Berlinale: The Dinner
États-Unis, 2017
De Oren Moverman
Scénario : Oren Moverman
Avec : Richard Gere, Rebecca Hall, Laura Linney, Chloë Sevigny
Durée : 2h00
Paul n'a aucune envie de sortir dîner avec son frère Stan, un politicien bien connu, et sa belle-sœur Barbara. Mais sa femme Claire lui demande de l'accompagner. Les couples se retrouvent dans un restaurant à la mode, mais de sombres secrets de famille sont mis sur la table...
LE DÉCLIN DE L'EMPIRE AMÉRICAIN
Lors du générique de début de The Dinner (qui mélange en un premier indice ludique des images de plats et de cimetière), on entend une musique dissonante à la Mica Levi (Under the Skin, Jackie) qui laisse déjà deviner le ton que peut prendre ce dîner presque parfait. Deux couples se préparent et visiblement, personne n'a vraiment envie de se rendre dans ce superbe restaurant ridiculement chic. Qu'est-ce qui se cache derrière cet évident malaise ? La réponse: beaucoup de choses.
Adapté du roman du Néerlandais Herman Koch, The Dinner devait à l'origine être la première réalisation de Cate Blanchett. C'est finalement son scénariste, Oren Moverman, qui dirige ce film. On a découvert Moverman il y a quelques années avec le solide et plus classique The Messenger. The Dinner est moins facilement aimable, il est aussi moins programmatique. Son récit est dense et donne l'impression de partir dans tous les sens: déclin de l'empire américain, désordres mentaux, affrontements familiaux... Peu à peu une question se dessine : qu'est-ce que les personnages sont prêts à accepter pour protéger leur enfant ? Plus précisément : qu'est-ce qu'une personne de pouvoir acceptera de commettre pour le bien des siens ?

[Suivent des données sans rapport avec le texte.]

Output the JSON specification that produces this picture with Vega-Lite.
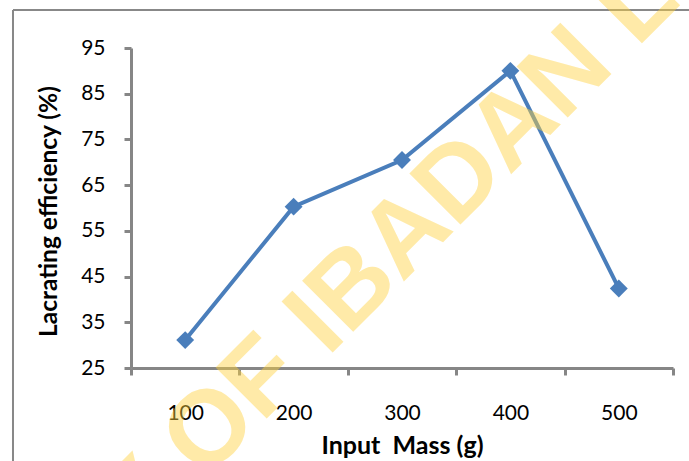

Dans ce qui pourrait être une farce grotesque (alors que le film choisit davantage la satire cynique), on minimise les horreurs dont les enfants pourraient être responsable - cela n'est pas Gettysburg. Moverman commente: "Il s'agit de gens privilégiés qui sont tout simplement enfermés dans leur monde". Il ne s'agit pas seulement du petit théâtre (dont Moverman évite d'ailleurs les pièges) d'un panier de crabes, mais du pouvoir de ces crabes sur le monde, sur ceux qui les entoure. La caméra mobile tente d'attraper quelque chose dans cet air électrique. Moverman travaille l'étouffement, et c'est parfois à double-tranchant. The Dinner frôle parfois le syndrome Qui a peur de Virginia Woolf ?, où l'irrespirable devient aussi épuisant. Mais, dans le luxe de ce bar où résonne du Nico, dans ces discussions où l'on a plus à dire sur la variété des fromages que sur la guerre civile, on est heureux de retrouver un cinéma américain méchant, aux personnages détestables, aux faux happy ends. Adapté d'un fait divers terrible, le film ne se limite pas à un sujet. Il écrase, agace parfois, mais se révèle aussi éprouvant que stimulant.
L'Oursomètre: Un prix du scénario voire un prix d'interprétation pour Steve Coogan paraissent crédibles.